» GIVEN INSTRUCTION
Copy each line in the data that includes the word "this".

[Stored dataset items]
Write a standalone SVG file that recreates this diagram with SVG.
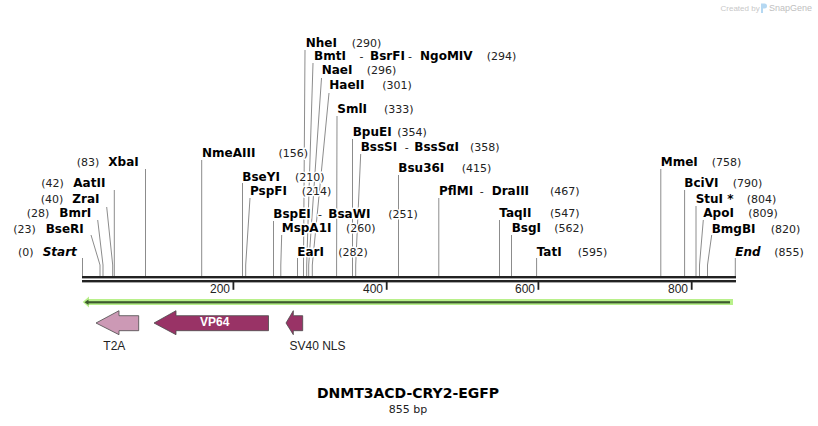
<svg xmlns="http://www.w3.org/2000/svg" width="818" height="426" viewBox="0 0 818 426">
<style>
.n{font-family:"DejaVu Sans",Verdana,sans-serif;font-size:12px;font-weight:bold;fill:#000}
.i{font-style:italic}
.p{font-family:"DejaVu Sans",Verdana,sans-serif;font-size:11px;fill:#222}
.h{stroke:#fff;stroke-width:3;paint-order:stroke;stroke-linejoin:round}
.ld{stroke:#8c8c8c;stroke-width:1;fill:none}
.tk{font-family:"Liberation Sans",Arial,sans-serif;font-size:12px;fill:#222;text-anchor:end}
.fl{font-family:"Liberation Sans",Arial,sans-serif;font-size:12px;fill:#222}
.ft{stroke:#4a4a4a;stroke-width:0.8}
</style>
<rect width="818" height="426" fill="#fff"/>

<g id="watermark">
<text x="720.5" y="10.5" style="font-family:'Liberation Sans',Arial,sans-serif;font-size:8px;fill:#c8c8c8">Created by</text>
<path d="M761 3.5h3.5a2.5 2.5 0 0 1 0 5h-1.5v4.5h-2z" fill="#b5d8f2"/>
<text x="769" y="10.5" style="font-family:'Liberation Sans',Arial,sans-serif;font-size:9px;fill:#c0c0c0">SnapGene</text>
</g>

<g id="connectors">
<path class="ld" d="M82.5 258V276"/>
<path class="ld" d="M91 235L100 265V276"/>
<path class="ld" d="M97.7 220L103 265V276"/>
<path class="ld" d="M106.7 207L112.7 265V276"/>
<path class="ld" d="M114.3 190V276"/>
<path class="ld" d="M145.5 169V276"/>
<path class="ld" d="M201.7 160V276"/>
<path class="ld" d="M242.5 183V276"/>
<path class="ld" d="M250 198L245.7 265V276"/>
<path class="ld" d="M273.5 221V276"/>
<path class="ld" d="M281.7 235L280.8 265V276"/>
<path class="ld" d="M297.5 258V276"/>
<path class="ld" d="M305 50L303.5 265V276"/>
<path class="ld" d="M313 63L306.7 265V276"/>
<path class="ld" d="M321.5 78L308.7 265V276"/>
<path class="ld" d="M329 93L312.3 265V276"/>
<path class="ld" d="M337 116L336.6 265V276"/>
<path class="ld" d="M352.5 139V276"/>
<path class="ld" d="M360.7 154L355.7 265V276"/>
<path class="ld" d="M398.5 175V276"/>
<path class="ld" d="M438.8 198V276"/>
<path class="ld" d="M499.5 220V276"/>
<path class="ld" d="M511.5 235V276"/>
<path class="ld" d="M536.6 258V276"/>
<path class="ld" d="M660.8 169V276"/>
<path class="ld" d="M684.6 190V276"/>
<path class="ld" d="M696 206V276"/>
<path class="ld" d="M703.3 220L699.5 265V276"/>
<path class="ld" d="M711.7 235L707.5 265V276"/>
<path class="ld" d="M735.3 258V276"/>
</g>

<g id="backbone">
<rect x="82" y="276" width="654" height="2.4" fill="#222"/>
<rect x="82" y="280" width="654" height="2.4" fill="#222"/>
<rect x="232.5" y="282" width="1.8" height="7.8" fill="#222"/>
<rect x="385.8" y="282" width="1.8" height="7.8" fill="#222"/>
<rect x="537.5" y="282" width="1.8" height="7.8" fill="#222"/>
<rect x="690.8" y="282" width="1.8" height="7.8" fill="#222"/>
<text class="tk" x="230" y="293">200</text>
<text class="tk" x="383" y="293">400</text>
<text class="tk" x="535" y="293">600</text>
<text class="tk" x="688" y="293">800</text>
</g>

<g id="orf-arrow">
<polygon points="82.7,302 89,296.5 89,299 733,299 733,305 89,305 89,307.5" fill="#b8f08a"/>
<rect x="87" y="301.2" width="643" height="2.2" fill="#3d5a2e"/>
<polygon points="84.5,302.3 88.5,299.5 88.5,305.1" fill="#3d5a2e"/>
</g>

<g id="feature-T2A">
<polygon class="ft" points="96,323 119,310.7 119,315.7 138.7,315.7 138.7,330.7 119,330.7 119,334.7" fill="#cc99b5"/>
<text class="fl" x="103.3" y="349.5">T2A</text>
</g>
<g id="feature-VP64">
<polygon class="ft" points="154,323 176,310.7 176,315.7 268.5,315.7 268.5,330.7 176,330.7 176,334.7" fill="#993366"/>
<text x="214.7" y="326.3" text-anchor="middle" style="font-family:'Liberation Sans',Arial,sans-serif;font-size:12px;font-weight:bold;fill:#fff">VP64</text>
</g>
<g id="feature-SV40NLS">
<polygon class="ft" points="286,323 293.3,310.7 293.3,315.7 302.7,315.7 302.7,330.7 293.3,330.7 293.3,334.7" fill="#993366"/>
<text class="fl" x="289.5" y="349.5">SV40 NLS</text>
</g>

<g id="site-Start"><text class="p h" x="18" y="255.7">(0)</text><text class="n i h" x="42.7" y="255.7">Start</text></g>
<g id="site-BseRI"><text class="p h" x="13.3" y="232.7">(23)</text><text class="n h" x="45.7" y="232.7">BseRI</text></g>
<g id="site-BmrI"><text class="p h" x="26.7" y="217.3">(28)</text><text class="n h" x="59.3" y="217.3">BmrI</text></g>
<g id="site-ZraI"><text class="p h" x="40.7" y="203.3">(40)</text><text class="n h" x="72.3" y="203.3">ZraI</text></g>
<g id="site-AatII"><text class="p h" x="41.3" y="187.3">(42)</text><text class="n h" x="73.3" y="187.3">AatII</text></g>
<g id="site-XbaI"><text class="p h" x="76.7" y="166">(83)</text><text class="n h" x="108.3" y="166">XbaI</text></g>
<g id="site-NmeAIII"><text class="n h" x="202" y="157.3">NmeAIII</text><text class="p h" x="278.5" y="157.3">(156)</text></g>
<g id="site-BseYI"><text class="n h" x="242.3" y="180.7">BseYI</text><text class="p h" x="295" y="180.7">(210)</text></g>
<g id="site-PspFI"><text class="n h" x="250" y="195">PspFI</text><text class="p h" x="301.7" y="195">(214)</text></g>
<g id="site-BspEI"><text class="n h" x="273.3" y="217.7">BspEI</text><text class="p h" x="320" y="217.7" text-anchor="middle">-</text><text class="n h" x="328.3" y="217.7">BsaWI</text><text class="p h" x="388.3" y="217.7">(251)</text></g>
<g id="site-MspA1I"><text class="n h" x="281.7" y="232.3">MspA1I</text><text class="p h" x="346" y="232.3">(260)</text></g>
<g id="site-EarI"><text class="n h" x="297.3" y="255.7">EarI</text><text class="p h" x="338.3" y="255.7">(282)</text></g>
<g id="site-NheI"><text class="n h" x="305.7" y="46.7">NheI</text><text class="p h" x="351.7" y="46.7">(290)</text></g>
<g id="site-BmtI"><text class="n h" x="314" y="60">BmtI</text><text class="p h" x="361.5" y="60" text-anchor="middle">-</text><text class="n h" x="370" y="60">BsrFI</text><text class="p h" x="410" y="60" text-anchor="middle">-</text><text class="n h" x="420" y="60">NgoMIV</text><text class="p h" x="486.7" y="60">(294)</text></g>
<g id="site-NaeI"><text class="n h" x="321.7" y="74.3">NaeI</text><text class="p h" x="366.7" y="74.3">(296)</text></g>
<g id="site-HaeII"><text class="n h" x="329.3" y="89.3">HaeII</text><text class="p h" x="382.3" y="89.3">(301)</text></g>
<g id="site-SmlI"><text class="n h" x="337.3" y="112.7">SmlI</text><text class="p h" x="384" y="112.7">(333)</text></g>
<g id="site-BpuEI"><text class="n h" x="352.7" y="136">BpuEI</text><text class="p h" x="397.3" y="136">(354)</text></g>
<g id="site-BssSI"><text class="n h" x="360.7" y="150.7">BssSI</text><text class="p h" x="406.7" y="150.7" text-anchor="middle">-</text><text class="n h" x="414.3" y="150.7">BssSαI</text><text class="p h" x="470" y="150.7">(358)</text></g>
<g id="site-Bsu36I"><text class="n h" x="398.3" y="172.3">Bsu36I</text><text class="p h" x="461.7" y="172.3">(415)</text></g>
<g id="site-PflMI"><text class="n h" x="439" y="195">PflMI</text><text class="p h" x="481.7" y="195" text-anchor="middle">-</text><text class="n h" x="491.7" y="195">DraIII</text><text class="p h" x="550" y="195">(467)</text></g>
<g id="site-TaqII"><text class="n h" x="499.3" y="217.3">TaqII</text><text class="p h" x="550" y="217.3">(547)</text></g>
<g id="site-BsgI"><text class="n h" x="511.7" y="232.3">BsgI</text><text class="p h" x="554.3" y="232.3">(562)</text></g>
<g id="site-TatI"><text class="n h" x="536.7" y="255.7">TatI</text><text class="p h" x="577.7" y="255.7">(595)</text></g>
<g id="site-MmeI"><text class="n h" x="660.7" y="166">MmeI</text><text class="p h" x="711.7" y="166">(758)</text></g>
<g id="site-BciVI"><text class="n h" x="684.3" y="187.3">BciVI</text><text class="p h" x="732.7" y="187.3">(790)</text></g>
<g id="site-StuI"><text class="n h" x="695.7" y="203.3">StuI *</text><text class="p h" x="746.7" y="203.3">(804)</text></g>
<g id="site-ApoI"><text class="n h" x="703.3" y="217.3">ApoI</text><text class="p h" x="748.3" y="217.3">(809)</text></g>
<g id="site-BmgBI"><text class="n h" x="711.7" y="232.7">BmgBI</text><text class="p h" x="770.7" y="232.7">(820)</text></g>
<g id="site-End"><text class="n i h" x="735.3" y="255.7">End</text><text class="p h" x="774.3" y="255.7">(855)</text></g>

<g id="title">
<text x="408" y="397.7" text-anchor="middle" style="font-family:'DejaVu Sans',Verdana,sans-serif;font-size:14px;font-weight:bold;fill:#000">DNMT3ACD-CRY2-EGFP</text>
<text x="408" y="413.3" text-anchor="middle" style="font-family:'DejaVu Sans',Verdana,sans-serif;font-size:11px;fill:#222">855 bp</text>
</g>
</svg>
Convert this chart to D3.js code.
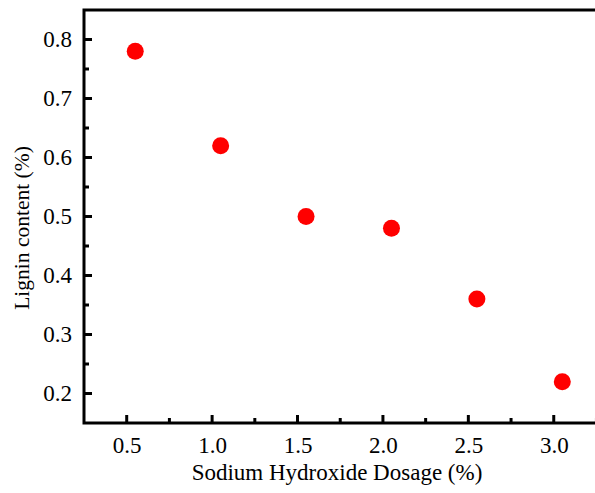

» EXPECTED ANSWER
Write a standalone SVG file that recreates this diagram with SVG.
Convert this chart to D3.js code.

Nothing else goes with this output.